In a climate of security, based on wealth, gracious living, and good works, writing was the natural pursuit of a society woman of leisure and position, a genteel way of living a useful life. With the publication of several prize-winning stories and novellas written under pen names, Bloomfield-Moore found herself a public figure and a member of the Philadelphia literary circle. Following these successes, her Philadelphia home became a retreat and salon for the literary figures of the day. Her output of fiction and poetry spans a period of 40 years, featuring such titles as On Dangerous Ground: A Romance of American Society (1876), "The Estranged Hearts," and "The Hasty Marriage." These are now considered to be light, sentimental works of a topical and period-piece nature.
Bloomfield-Moore's observations, advice, rulings, and ideology in the field of etiquette had the greatest interest and the most enduring appeal. In 1873 she anonymously published an article entitled "Some Unsettled Points of Etiquette" in Lippincott's Magazine. In this piece she posed the basic problem of American manners: the lack of a uniformly established or accepted code applicable to every region and reach of society, one which can be relied on as a standard of common courtesy. In this context, Bloomfield-Moore cited classic cases of the wide variations of custom between American cities, regions, and generations. The articulation of this perplexing difficulty is a key statement in the history of American sociability.

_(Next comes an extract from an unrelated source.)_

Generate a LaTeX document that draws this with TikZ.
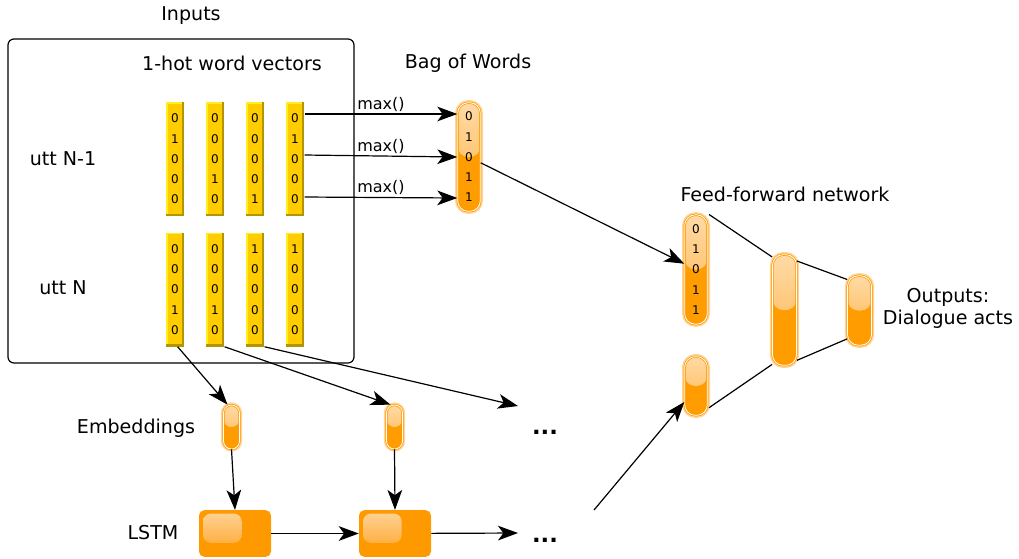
\documentclass[tikz,border=0pt]{standalone}
\usepackage{fontspec}
\setmainfont{DejaVu Sans}
\usetikzlibrary{arrows.meta}

\definecolor{barfill}{HTML}{FFCC00}
\definecolor{barlight}{HTML}{FFEE22}
\definecolor{bardark}{HTML}{B39500}
\definecolor{pillorange}{HTML}{FF9C00}
\definecolor{pilltop}{HTML}{FFDAA6}
\definecolor{pillmid}{HTML}{FFB446}
\definecolor{pillrim}{HTML}{FF9900}
\definecolor{pillglow}{HTML}{FFD698}
\definecolor{lstmorange}{HTML}{FF9900}
\definecolor{lstmshine}{HTML}{FFD49A}
\definecolor{lstmfade}{HTML}{FFA11E}

\tikzset{
	lbl/.style={font=\fontsize{14.3}{17}\selectfont},
	maxlbl/.style={font=\fontsize{12}{14}\selectfont, inner sep=1.5pt},
	dots/.style={font=\fontsize{17}{20}\selectfont\bfseries},
	digits/.style={font=\fontsize{9}{15.2}\selectfont},
	frame/.style={draw, line width=0.9pt, rounded corners=4.5pt, minimum width=259.5pt, minimum height=243pt},
	hotvec/.style={fill=barfill, minimum width=14pt, minimum height=85.5pt, inner sep=0pt, align=center, digits,
		path picture={
			\fill[barlight] (path picture bounding box.north west) rectangle ([xshift=1.4pt]path picture bounding box.south west);
			\fill[barlight] (path picture bounding box.north west) rectangle ([yshift=-1.4pt]path picture bounding box.north east);
			\fill[bardark] ([xshift=-1.8pt]path picture bounding box.north east) rectangle (path picture bounding box.south east);
			\fill[bardark] ([yshift=1.8pt]path picture bounding box.south west) rectangle (path picture bounding box.south east);
		}},
	pill/.style={rounded corners=#1, draw=pillrim, line width=0.55pt, double=white, double distance=0.6pt,
		fill=pillorange, inner sep=0pt, align=center, digits,
		preaction={draw=pillglow, line width=4pt},
		path picture={\shade[top color=pilltop, bottom color=pillmid]
			(path picture bounding box.north west) rectangle (path picture bounding box.east);}},
	lstm/.style={fill=lstmorange, rounded corners=4pt, minimum width=54pt, minimum height=35pt, inner sep=0pt,
		path picture={\shade[top color=lstmshine, bottom color=lstmfade, rounded corners=6pt]
			([xshift=3pt,yshift=-2.5pt]path picture bounding box.north west) rectangle ++(29pt,-22pt);}},
	conn/.style={-{Stealth[length=15pt,width=11pt,inset=4pt]}, line width=0.9pt},
	link/.style={line width=0.9pt},
}

\begin{document}
\begin{tikzpicture}[x=0.75pt, y=-0.75pt]
	\useasboundingbox (0,0) rectangle (1019,558);

	% inputs
	\node (box)[frame] at (181,201) {};
	\node (inputs)[lbl] at (191,16) {Inputs};
	\node (onehot)[lbl] at (232,63) {1-hot word vectors};
	\node (bowlbl)[lbl] at (468,63) {Bag of Words};
	\node (uttA)[lbl] at (63,159) {utt N-1};
	\node (uttB)[lbl] at (63,288) {utt N};

	\node (a1)[hotvec] at (175,159) {0\\1\\0\\0\\0};
	\node (a2)[hotvec] at (215,159) {0\\0\\0\\1\\0};
	\node (a3)[hotvec] at (255,159) {0\\0\\0\\0\\1};
	\node (a4)[hotvec] at (295,159) {0\\1\\0\\0\\0};

	\node (b1)[hotvec] at (175,289.5) {0\\0\\0\\1\\0};
	\node (b2)[hotvec] at (215,289.5) {0\\0\\0\\1\\0};
	\node (b3)[hotvec] at (255,289.5) {1\\0\\0\\0\\0};
	\node (b4)[hotvec] at (295,289.5) {1\\0\\0\\0\\0};

	% bag of words
	\node (bow)[pill=8pt, minimum width=17pt, minimum height=81.5pt] at (469,157) {0\\1\\0\\1\\1};
	\draw [conn](a4.east |- 0,114) -- (bow.west |- 0,114) node [midway, above, maxlbl]{max()};
	\draw [conn](a4.east |- 0,155) -- (bow.west |- 0,157) node [midway, above, maxlbl]{max()};
	\draw [conn](a4.east |- 0,197) -- (bow.west |- 0,198) node [midway, above, maxlbl]{max()};

	% feed-forward network
	\node (fflbl)[lbl] at (785,194) {Feed-forward network};
	\node (ff1)[pill=8pt, minimum width=17pt, minimum height=82pt] at (696,269.5) {0\\1\\0\\1\\1};
	\node (ff2)[pill=8pt, minimum width=17pt, minimum height=44pt] at (696,386) {};
	\node (hid)[pill=8pt, minimum width=18pt, minimum height=83pt] at (784.5,310) {};
	\node (out)[pill=8pt, minimum width=18pt, minimum height=52pt] at (859.5,310.5) {};
	\node (outlbl)[lbl, align=center] at (948,308.5) {Outputs:\\Dialogue acts};

	\draw [conn](bow) -- (ff1);
	\draw [link]([xshift=1pt]ff1.north east) -- ([yshift=-2pt]hid.north west);
	\draw [link]([xshift=1pt,yshift=6pt]ff2.south east) -- ([yshift=1pt]hid.south west);
	\draw [link]([yshift=-5pt]hid.north east) -- ([yshift=-3pt]out.north west);
	\draw [link]([yshift=4pt]hid.south east) -- ([yshift=5pt]out.south west);

	% embeddings and lstm
	\node (emblbl)[lbl] at (136,428) {Embeddings};
	\node (lstmlbl)[lbl] at (153,533) {LSTM};
	\node (emb1)[pill=6pt, minimum width=12pt, minimum height=33pt] at (231.5,427) {};
	\node (emb2)[pill=6pt, minimum width=12pt, minimum height=33pt] at (394.5,427) {};
	\node (l1)[lstm] at (235,533.5) {};
	\node (l2)[lstm] at (395,533.5) {};
	\node (dots1)[dots] at (545,432) {...};
	\node (dots2)[dots] at (545,540) {...};
	\coordinate (more1) at (518,406);
	\coordinate (more2) at (518,533);
	\coordinate (last) at (594,510);

	\draw [conn]([xshift=2pt]b1.south) -- ([xshift=-3pt]emb1.north);
	\draw [conn](b2.south east) -- ([xshift=-3pt]emb2.north);
	\draw [conn](b3.south east) -- (more1);
	\draw [conn](emb1.south) -- (l1.north);
	\draw [conn](emb2.south) -- (l2.north);
	\draw [conn](l1) -- (l2);
	\draw [conn](l2) -- (more2);
	\draw [conn](last) -- ([yshift=-12pt]ff2.west);
\end{tikzpicture}
\end{document}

Bloomfield-Moore's own compilation, Sensible Etiquette of the Best Society (1878), was published under the pen name of Mrs. H. O. Ward. It soon became the most popular and authoritative text of manners after the reigning standard, Mary Elizabeth Sherwood's Manners and Social Usages. Bloomfield-Moore's handbook, written for the generation of the new rich in the post-Civil War era, provides a fully detailed account—both real and ideal—of the rise to elegance and the aspiration (or pretension) to European manners. This book was one of many produced in a period of American social history influenced by European "civilized elegance." The upwardly mobile classes looked to writers like Bloomfield-Moore to create the image, if not the reality, of good breeding appropriate to those entering society life for the first time.
In Sensible Etiquette of the Best Society, Bloomfield-Moore was obviously of the "ethics-and-character" school of manners, believing, in contrast to more secular pragmatists like Mrs. Sherwood, that the fundamental purpose of manners is to create and sustain good moral character. Bloomfield-Moore extended this thesis on a decidedly religious set of values, attributing to etiquette the role of making possible a truly Christian civilization by encouraging a "spiritual existence" for the "happiness of our earthly home."
In a later work, Social Ethics and Society Duties: Through Education of Girls for Wives and Mothers and for Professions (1892), Bloomfield-Moore's view of learning as necessary for the progress of women reinforces the image of a good society founded on an education in good behavior.
Other Works:
Tight Times; or, The Diamond Cross and Other Tales (1855). Miscellaneous Poems, Stories for Children, The Warden's Tale, and Three Eras in a Life (1875). The Young Lady's Friend (reissue of E. Farrar's 1836 title, 1880). Gondaline's Lesson… and Other Poems (1881).
Bibliography:
Reference Works:
Female Prose Writers of America (1852). NAW, 1607-1950 (1971). A Woman of the Century (1893) .
Other reference:
Lippincott's Magazine (March 1873). NYT (6 Jan. 1899).